La regola ermeneutica dell’inclusio unius, exclusio alterius, infatti, è utilizzabile quando tra due interpretazioni alternative sussiste un vincolo di incompatibilità od esclusione reciproca. Questo nesso non sussiste nel nostro caso. Infatti la circostanza che l’azione collettiva non possa essere riproposta dopo lo spirare dei termine per l’adesione di altre parti (art. 140 bis, comma 9, d. lgs. 206/05), non è affatto incompatibile con altre ipotesi di non riproponibilità, desumibili dal sistema: quali appunto l’accertamento preliminare dell’infondatezza della pretesa.

3.5. A quanto esposto sin qui debbono aggiungersi tre considerazioni.

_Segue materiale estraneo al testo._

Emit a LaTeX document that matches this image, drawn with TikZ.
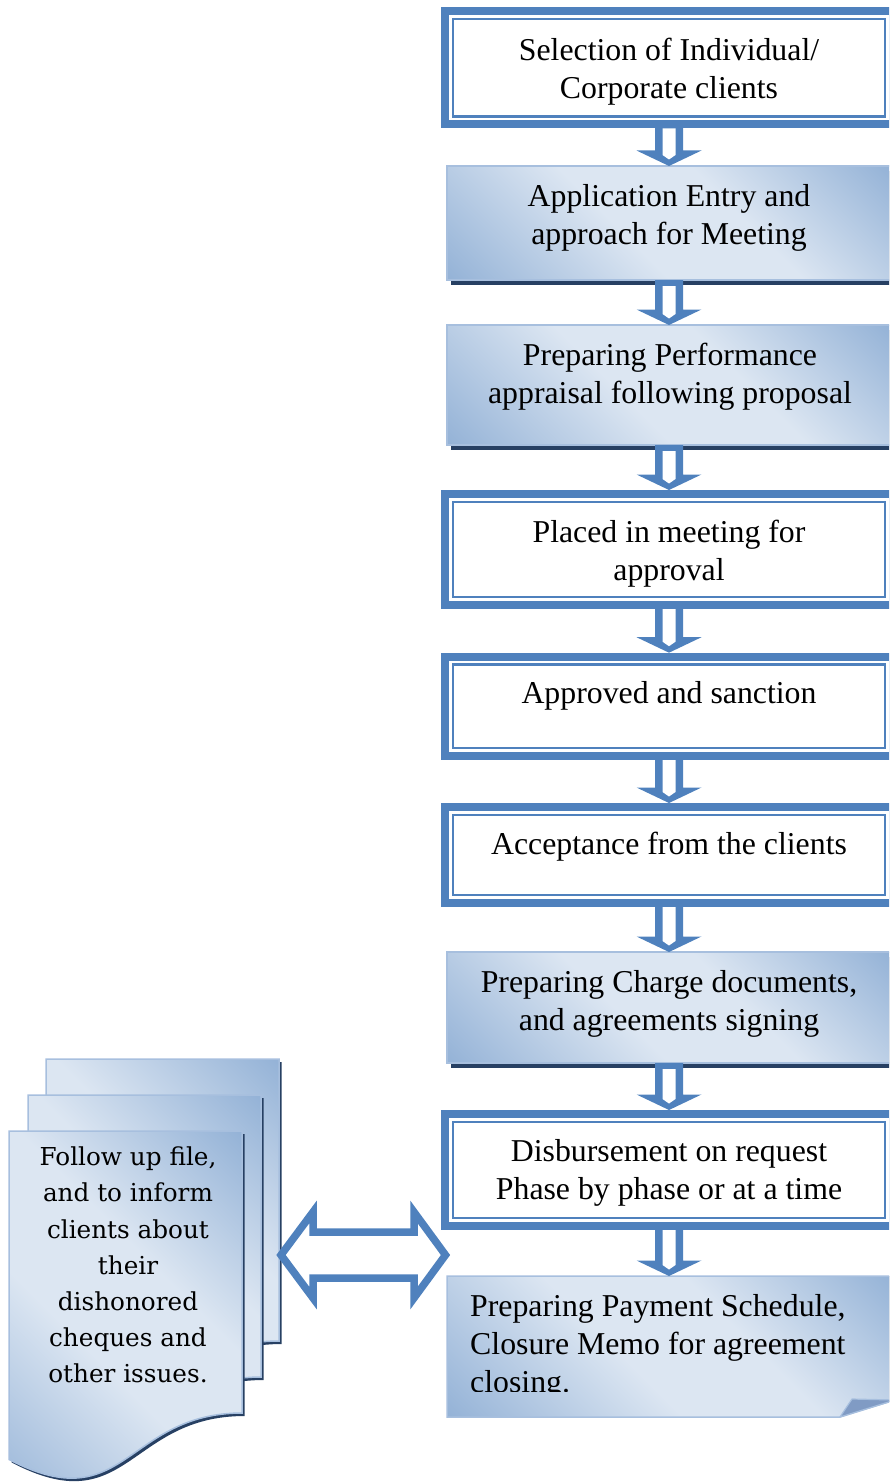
\documentclass[tikz,border=0pt]{standalone}
\usepackage{fontspec}
\setmainfont{Liberation Serif}
\newfontfamily\docfont{DejaVu Serif}
\usetikzlibrary{calc,shadows}

\definecolor{accent}{RGB}{79,129,189}
\definecolor{gradlight}{RGB}{220,230,242}
\definecolor{graddark}{RGB}{149,179,215}
\definecolor{edgeblue}{RGB}{167,191,222}
\definecolor{shadownavy}{RGB}{39,64,99}
\definecolor{flapblue}{RGB}{128,155,196}

% light band along one diagonal, darker towards the two other corners
\pgfdeclarehorizontalshading{sheet}{100bp}{color(0bp)=(graddark); color(15bp)=(graddark); color(43bp)=(gradlight); color(60bp)=(gradlight); color(85bp)=(graddark); color(100bp)=(graddark)}

\tikzset{
  framebox/.style={rectangle, draw=accent, line width=8pt, fill=white,
    inner sep=0pt, outer sep=4pt, minimum width=448pt,
    path picture={\draw[accent, line width=2.5pt]
      ($(path picture bounding box.north west)+(8,8)$) rectangle
      ($(path picture bounding box.south east)+(-8,-8)$);}},
  shadebox/.style={rectangle, draw=edgeblue, line width=1.5pt,
    shading=sheet, shading angle=45, inner sep=0pt, outer sep=0pt,
    minimum width=444pt,
    drop shadow={shadow xshift=4pt, shadow yshift=-5pt, opacity=1, fill=shadownavy}},
  sheetedge/.style={draw=edgeblue, line width=1.5pt, shading=sheet, shading angle=45},
  flowtext/.style={font=\fontsize{31.8pt}{38pt}\selectfont, align=center,
    inner sep=0pt, anchor=north},
  doctext/.style={font=\docfont\fontsize{24.7pt}{36.1pt}\selectfont, align=center,
    inner sep=0pt, anchor=north},
  linkarrow/.style={fill=white, draw=accent, line width=7.5pt, line join=miter},
}

% hollow block arrow from the bottom of #1 to the top of #2
% #3: where the blue shaft starts, #4: where its white core starts
\newcommand{\blockdown}[4]{%
  \fill[accent] ($(#1.south)+(-14,#3)$) -- ($(#2.north)+(-14,-15.5)$)
    -- ($(#2.north)+(-32.5,-15.5)$) -- (#2.north) -- ($(#2.north)+(32.5,-15.5)$)
    -- ($(#2.north)+(14,-15.5)$) -- ($(#1.south)+(14,#3)$) -- cycle;
  \fill[white] ($(#1.south)+(-6.5,#4)$) -- ($(#2.north)+(-6.5,-11)$)
    -- ($(#2.north)+(0,-6.5)$) -- ($(#2.north)+(6.5,-11)$)
    -- ($(#1.south)+(6.5,#4)$) -- cycle;}

% one sheet of the document stack, top left corner at (#1,#2)
\newcommand{\docsheet}[2]{%
  \begin{scope}[shift={(#1,#2)}]
    \fill[shadownavy] (2.5,3) -- (235.5,3) -- (235.5,285)
      .. controls (119,285) and (119,392.4) .. (2.5,331.4) -- cycle;
    \path[sheetedge] (0,0) -- (233,0) -- (233,282)
      .. controls (116.5,282) and (116.5,389.4) .. (0,328.4) -- cycle;
  \end{scope}}

\begin{document}
\begin{tikzpicture}[x=1pt, y=-1pt]
\useasboundingbox (0,0) rectangle (889,1482);
\clip (0,0) rectangle (889,1482);

% document stack on the left
\docsheet{46}{1059}
\docsheet{28}{1095}
\docsheet{9}{1131}
\node[doctext] (follow) at (128,1140.4) {\strut Follow up file,\\and to inform\\clients about\\their\\dishonored\\cheques and\\other issues.};

% process boxes
\node[framebox, minimum height=113.5pt] (b1) at (669,67.75) {};
\node[shadebox, minimum height=114pt] (b2) at (669,223) {};
\node[shadebox, minimum height=120pt] (b3) at (669,385) {};
\node[framebox, minimum height=111pt] (b4) at (669,549.5) {};
\node[framebox, minimum height=99.3pt] (b5) at (669,706.35) {};
\node[framebox, minimum height=96pt] (b6) at (669,855) {};
\node[shadebox, minimum height=111pt] (b7) at (669,1007.5) {};
\node[framebox, minimum height=112pt] (b8) at (669,1170) {};
\node[rectangle, inner sep=0pt, outer sep=0pt, minimum width=444pt, minimum height=141pt] (b9) at (669,1346.5) {};

% last box: page with a folded lower right corner
\begin{scope}[shift={(4,5)}]
  \fill[shadownavy] (b9.north west) -- ($(b9.north east)+(4,0)$) -- ($(b9.south east)+(4,-17)$)
    -- ($(b9.south west)+(393,0)$) -- (b9.south west) -- cycle;
\end{scope}
\path[sheetedge] (b9.north west) -- ($(b9.north east)+(4,0)$) -- ($(b9.south east)+(4,-17)$)
  -- ($(b9.south west)+(393,0)$) -- (b9.south west) -- cycle;
\filldraw[fill=flapblue, draw=edgeblue, line width=1.2pt, line join=round]
  ($(b9.south west)+(393,0)$) -- ($(b9.south west)+(405,-18)$) -- ($(b9.south east)+(4,-17)$) -- cycle;

% flow arrows
\blockdown{b1}{b2}{-4}{0}
\blockdown{b2}{b3}{0}{6}
\blockdown{b3}{b4}{0}{6}
\blockdown{b4}{b5}{-4}{0}
\blockdown{b5}{b6}{-4}{0}
\blockdown{b6}{b7}{-4}{0}
\blockdown{b7}{b8}{0}{6}
\blockdown{b8}{b9}{-4}{0}

% two-way link between the follow-up file and the flow
\coordinate (linkL) at (281,1255);
\coordinate (linkR) at (445.5,1255);
\path[linkarrow] (linkL) -- ($(linkL)+(32,-43)$) -- ($(linkL)+(32,-23)$)
  -- ($(linkR)+(-31.5,-23)$) -- ($(linkR)+(-31.5,-43)$) -- (linkR)
  -- ($(linkR)+(-31.5,43)$) -- ($(linkR)+(-31.5,23)$)
  -- ($(linkL)+(32,23)$) -- ($(linkL)+(32,43)$) -- cycle;

% box texts
\node[flowtext] (t1) at (669,33.4) {\strut Selection of Individual/\\Corporate clients};
\node[flowtext] (t2) at (669,180.1) {\strut Application Entry and\\approach for Meeting};
\node[flowtext] (t3) at (670,338.4) {\strut Preparing Performance\\appraisal following proposal};
\node[flowtext] (t4) at (669,515.4) {\strut Placed in meeting for\\approval};
\node[flowtext] (t5) at (669,676.7) {\strut Approved and sanction};
\node[flowtext] (t6) at (669,827.4) {\strut Acceptance from the clients};
\node[flowtext] (t7) at (669,965.9) {\strut Preparing Charge documents,\\and agreements signing};
\node[flowtext] (t8) at (669,1135.1) {\strut Disbursement on request\\Phase by phase or at a time};
\begin{scope}
  \clip (b9.north west) rectangle ($(b9.south east)+(0,-26)$);
  \node[flowtext, anchor=north west, align=left] (t9) at (470,1290.1)
    {\strut Preparing Payment Schedule,\\Closure Memo for agreement\\closing.};
\end{scope}
\end{tikzpicture}
\end{document}
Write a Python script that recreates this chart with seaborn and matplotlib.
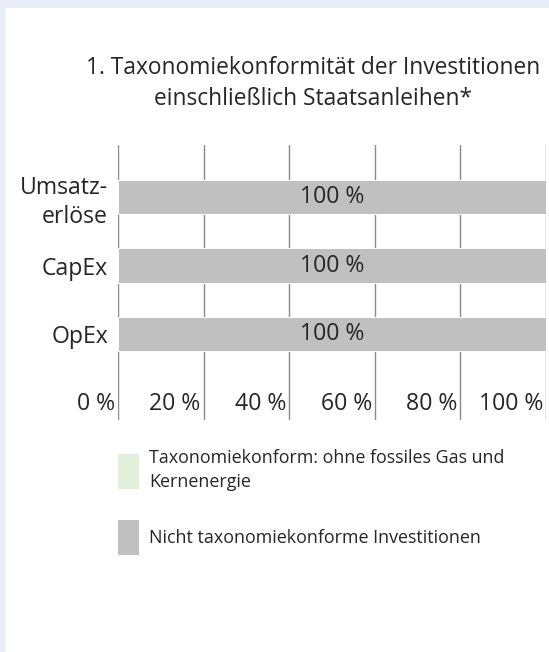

La prima è che appare di difficile compatibilità con l’art. 111 cost., e col principio costituzionale di ragionevole durata dei processo, una interpretazione che consenta la reiterazione quomodo libet del giudizio, anche solo ‘meglio strutturando la domanda in punto di diritto’, come ritenuto dal precedente più volte ricordato.

La seconda è che se davvero l’azione collettiva fosse sempre liberamente riproponibile dopo l’ordinanza di inammissibilità, non avrebbe alcun senso la norma che impone al giudice di ordinare ‘la più opportuna pubblicità’ all’ordinanza di inammissibilità (art. 140 bis, comma 8, d. lgs. 206/05). La terza è l’evidente reductio ad absurdum cui si perverrebbe, se si seguisse l’interpretazione qui non condivisa: se l’infondatezza dell’azione collettiva non è evidente ictu oculi, e viene dichiarata con sentenza, sul relativo accertamento si forma il giudicato; se invece l’infondatezza è talmente sesquipedale da potere essere dichiarata con ordinanza, il giudicato non si forma e la domanda sarebbe riproponibile: il che vai quanto dire che la medesima domanda quanto meno merita di essere riesaminata, tanto più è ammessa al beneficio dei riesame.

Appare dunque opportuno, al fine di prevenire un contrasto di giurisprudenza, rimettere la causa al Primo Presidente, affinché valuti l’eventuale assegnazione del ricorso alle Sezioni Unite.

P.Q.M.

la Corte rimette la causa al Primo Presidente, per l’eventuale assegnazione dei giudizio alle sezioni Unite.